Tomahawki charakteryzują się zdolnością latania na niskich wysokościach, co umożliwia im korzystanie z naturalnych cech terenu do uniknięcia wykrycia przez radary i przeciwdziałania wrogiej obronie powietrznej.

Dzięki zasięgowi przekraczającemu 2 tys. km, pociski te mogą być wykorzystywane do przeprowadzania ataków z dużej odległości, zmniejszając ryzyko dla załóg i jednostek bojowych.

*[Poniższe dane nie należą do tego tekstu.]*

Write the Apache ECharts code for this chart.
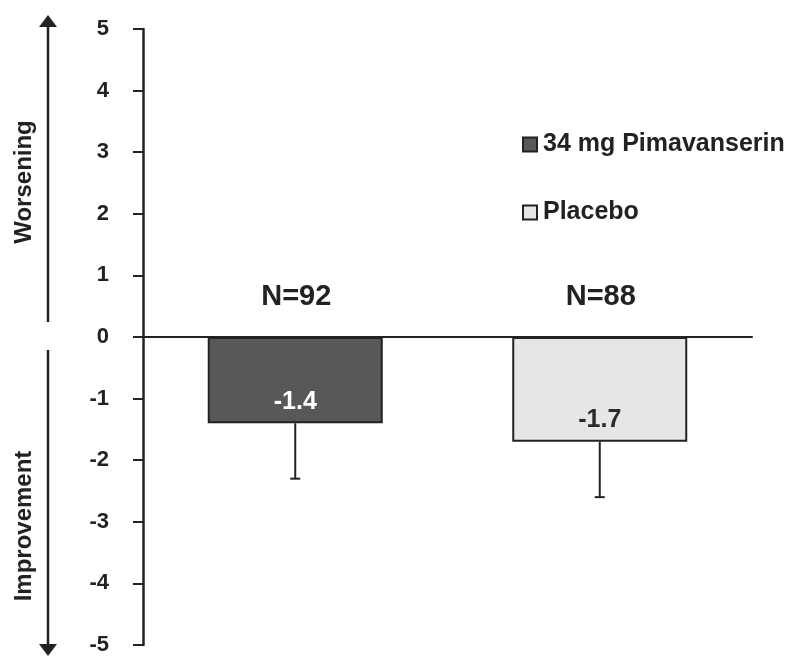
<!DOCTYPE html>
<html>
<head>
<meta charset="utf-8">
<script src="https://cdn.jsdelivr.net/npm/echarts@6/dist/echarts.min.js"></script>
<style>
  html, body { margin: 0; padding: 0; background: #fff; }
  #chart { width: 794px; height: 656px; }
</style>
</head>
<body>
<div id="chart"></div>
<script>
// Change from baseline, mean with standard error
const groups = ['34 mg Pimavanserin', 'Placebo'];
const means = [-1.4, -1.7];
const errors = [0.9, 0.9];
const sampleSizes = ['N=92', 'N=88'];
const barColors = ['#58585a', '#e6e6e8'];
const valueLabelColors = ['#ffffff', '#2a2a2a'];
const yTicks = [-5, -4, -3, -2, -1, 0, 1, 2, 3, 4, 5];

const FONT = '"Liberation Sans", Arial, sans-serif';
const INK = '#222222';

const chart = echarts.init(document.getElementById('chart'));

const barSeries = groups.map((name, i) => ({
  name: name,
  type: 'bar',
  stack: 'groups',
  barWidth: 175,
  data: groups.map((_, j) => (j === i ? means[i] : '-')),
  itemStyle: { color: barColors[i], borderColor: INK, borderWidth: 2 },
  label: {
    show: true,
    position: 'insideBottom',
    distance: 9,
    formatter: (p) => p.value.toFixed(1),
    color: valueLabelColors[i],
    fontFamily: FONT,
    fontWeight: 'bold',
    fontSize: 25
  },
  z: 2
}));

// Downward whiskers with a short cap, plus the group size above the baseline
const errorSeries = {
  type: 'custom',
  name: 'errors',
  data: means.map((m, i) => [i, m, m - errors[i]]),
  renderItem: function (params, api) {
    const i = api.value(0);
    const top = api.coord([i, api.value(1)]);
    const bottom = api.coord([i, api.value(2)]);
    const zero = api.coord([i, 0]);
    const style = { stroke: INK, lineWidth: 2 };
    return {
      type: 'group',
      children: [
        { type: 'line', shape: { x1: top[0], y1: top[1], x2: bottom[0], y2: bottom[1] }, style: style },
        { type: 'line', shape: { x1: bottom[0] - 5, y1: bottom[1], x2: bottom[0] + 5, y2: bottom[1] }, style: style },
        {
          type: 'text',
          x: zero[0] + 1, y: zero[1] - 40,
          style: {
            text: sampleSizes[i],
            align: 'center', verticalAlign: 'middle',
            fill: INK, font: 'bold 29px ' + FONT
          }
        }
      ]
    };
  },
  z: 3,
  silent: true
};

function arrow(x, yFrom, yTo) {
  const dir = yTo < yFrom ? -1 : 1;
  const headLen = 12, headHalf = 9;
  return [
    { type: 'line', shape: { x1: x, y1: yFrom, x2: x, y2: yTo - dir * headLen },
      style: { stroke: INK, lineWidth: 2.5 } },
    { type: 'polygon', shape: { points: [[x, yTo], [x - headHalf, yTo - dir * headLen], [x + headHalf, yTo - dir * headLen]] },
      style: { fill: INK } }
  ];
}

chart.setOption({
  animation: false,
  backgroundColor: '#ffffff',
  grid: { left: 143, right: 42, top: 29, bottom: 11, containLabel: false },
  legend: {
    orient: 'vertical',
    left: 517,
    top: 127,
    itemWidth: 14,
    itemHeight: 14,
    itemGap: 43,
    data: groups.map((g, i) => ({
      name: g,
      icon: 'rect',
      itemStyle: { color: barColors[i], borderColor: INK, borderWidth: 2 }
    })),
    textStyle: { color: INK, fontFamily: FONT, fontWeight: 'bold', fontSize: 25, padding: [0, 0, 0, 1] },
    selectedMode: false
  },
  xAxis: {
    type: 'category',
    data: groups,
    axisLine: { onZero: true, lineStyle: { color: INK, width: 2 } },
    axisTick: { show: false },
    axisLabel: { show: false },
    splitLine: { show: false }
  },
  yAxis: {
    type: 'value',
    min: yTicks[0],
    max: yTicks[yTicks.length - 1],
    interval: 1,
    axisLine: { show: true, lineStyle: { color: INK, width: 2.5 } },
    axisTick: { show: true, length: 10, lineStyle: { color: INK, width: 2 } },
    axisLabel: { color: INK, fontFamily: FONT, fontWeight: 'bold', fontSize: 22, margin: 34 },
    splitLine: { show: false }
  },
  graphic: [
    ...arrow(48, 322, 15),
    ...arrow(48, 350, 656),
    {
      type: 'text', x: 24, y: 182, rotation: Math.PI / 2,
      style: { text: 'Worsening', align: 'center', verticalAlign: 'middle', fill: INK, font: 'bold 24px ' + FONT }
    },
    {
      type: 'text', x: 24, y: 526, rotation: Math.PI / 2,
      style: { text: 'Improvement', align: 'center', verticalAlign: 'middle', fill: INK, font: 'bold 24px ' + FONT }
    }
  ],
  series: [...barSeries, errorSeries]
});
</script>
</body>
</html>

Wykorzystują zaawansowane systemy nawigacyjne, takie jak GPS i inercyjne oraz radary, co w efekcie pozwala osiągać wyjątkową dokładność nawet w trudnych warunkach bojowych. Mogą być używane z różnych platform: okrętów nawodnych, podwodnych oraz mobilnych wyrzutni lądowych, co czyni Tomahawki niezwykle wszechstronnymi w kontekście operacji militarnych.